Raw data
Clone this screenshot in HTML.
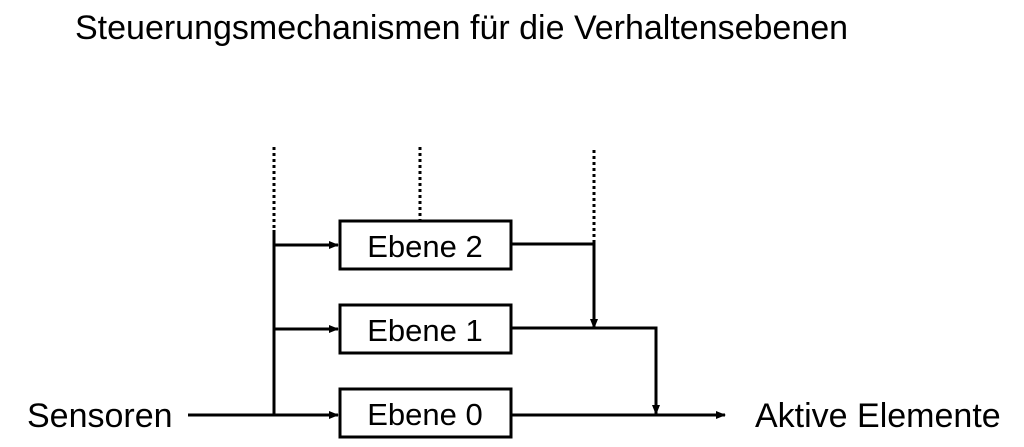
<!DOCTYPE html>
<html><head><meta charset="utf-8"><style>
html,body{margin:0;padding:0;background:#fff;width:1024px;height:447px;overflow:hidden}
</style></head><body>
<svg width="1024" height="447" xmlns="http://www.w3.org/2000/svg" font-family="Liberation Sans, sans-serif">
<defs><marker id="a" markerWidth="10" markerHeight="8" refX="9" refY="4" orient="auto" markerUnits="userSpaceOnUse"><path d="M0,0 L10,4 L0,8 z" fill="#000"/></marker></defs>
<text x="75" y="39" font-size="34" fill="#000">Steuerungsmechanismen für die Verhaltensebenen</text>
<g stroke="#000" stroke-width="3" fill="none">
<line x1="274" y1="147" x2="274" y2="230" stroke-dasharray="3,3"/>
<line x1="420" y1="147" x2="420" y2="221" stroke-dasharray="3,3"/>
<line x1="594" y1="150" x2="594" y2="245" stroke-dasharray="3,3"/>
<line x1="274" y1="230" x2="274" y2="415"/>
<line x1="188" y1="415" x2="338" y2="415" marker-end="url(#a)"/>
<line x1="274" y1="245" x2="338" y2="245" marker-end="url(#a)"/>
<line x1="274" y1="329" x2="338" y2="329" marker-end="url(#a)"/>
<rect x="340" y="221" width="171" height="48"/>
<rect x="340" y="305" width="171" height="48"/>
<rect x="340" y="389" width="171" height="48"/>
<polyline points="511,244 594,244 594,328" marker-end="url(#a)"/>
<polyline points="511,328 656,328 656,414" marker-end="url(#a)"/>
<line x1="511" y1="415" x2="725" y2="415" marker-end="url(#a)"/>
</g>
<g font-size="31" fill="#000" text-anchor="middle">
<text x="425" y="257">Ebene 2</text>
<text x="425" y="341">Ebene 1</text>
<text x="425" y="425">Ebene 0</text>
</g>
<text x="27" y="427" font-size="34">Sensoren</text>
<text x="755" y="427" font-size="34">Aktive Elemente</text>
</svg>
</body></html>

Problem description
Repeat the material above in full and exactly, apart from the pictures.

Answer for this exercise
Clone this screenshot in HTML.
<!DOCTYPE html>
<html><head><meta charset="utf-8"><style>
html,body{margin:0;padding:0;background:#fff;width:1024px;height:447px;overflow:hidden}
</style></head><body>
<svg width="1024" height="447" xmlns="http://www.w3.org/2000/svg" font-family="Liberation Sans, sans-serif">
<defs><marker id="a" markerWidth="10" markerHeight="8" refX="9" refY="4" orient="auto" markerUnits="userSpaceOnUse"><path d="M0,0 L10,4 L0,8 z" fill="#000"/></marker></defs>
<text x="75" y="39" font-size="34" fill="#000">Steuerungsmechanismen für die Verhaltensebenen</text>
<g stroke="#000" stroke-width="3" fill="none">
<line x1="274" y1="147" x2="274" y2="230" stroke-dasharray="3,3"/>
<line x1="420" y1="147" x2="420" y2="221" stroke-dasharray="3,3"/>
<line x1="594" y1="150" x2="594" y2="245" stroke-dasharray="3,3"/>
<line x1="274" y1="230" x2="274" y2="415"/>
<line x1="188" y1="415" x2="338" y2="415" marker-end="url(#a)"/>
<line x1="274" y1="245" x2="338" y2="245" marker-end="url(#a)"/>
<line x1="274" y1="329" x2="338" y2="329" marker-end="url(#a)"/>
<rect x="340" y="221" width="171" height="48"/>
<rect x="340" y="305" width="171" height="48"/>
<rect x="340" y="389" width="171" height="48"/>
<polyline points="511,244 594,244 594,328" marker-end="url(#a)"/>
<polyline points="511,328 656,328 656,414" marker-end="url(#a)"/>
<line x1="511" y1="415" x2="725" y2="415" marker-end="url(#a)"/>
</g>
<g font-size="31" fill="#000" text-anchor="middle">
<text x="425" y="257">Ebene 2</text>
<text x="425" y="341">Ebene 1</text>
<text x="425" y="425">Ebene 0</text>
</g>
<text x="27" y="427" font-size="34">Sensoren</text>
<text x="755" y="427" font-size="34">Aktive Elemente</text>
</svg>
</body></html>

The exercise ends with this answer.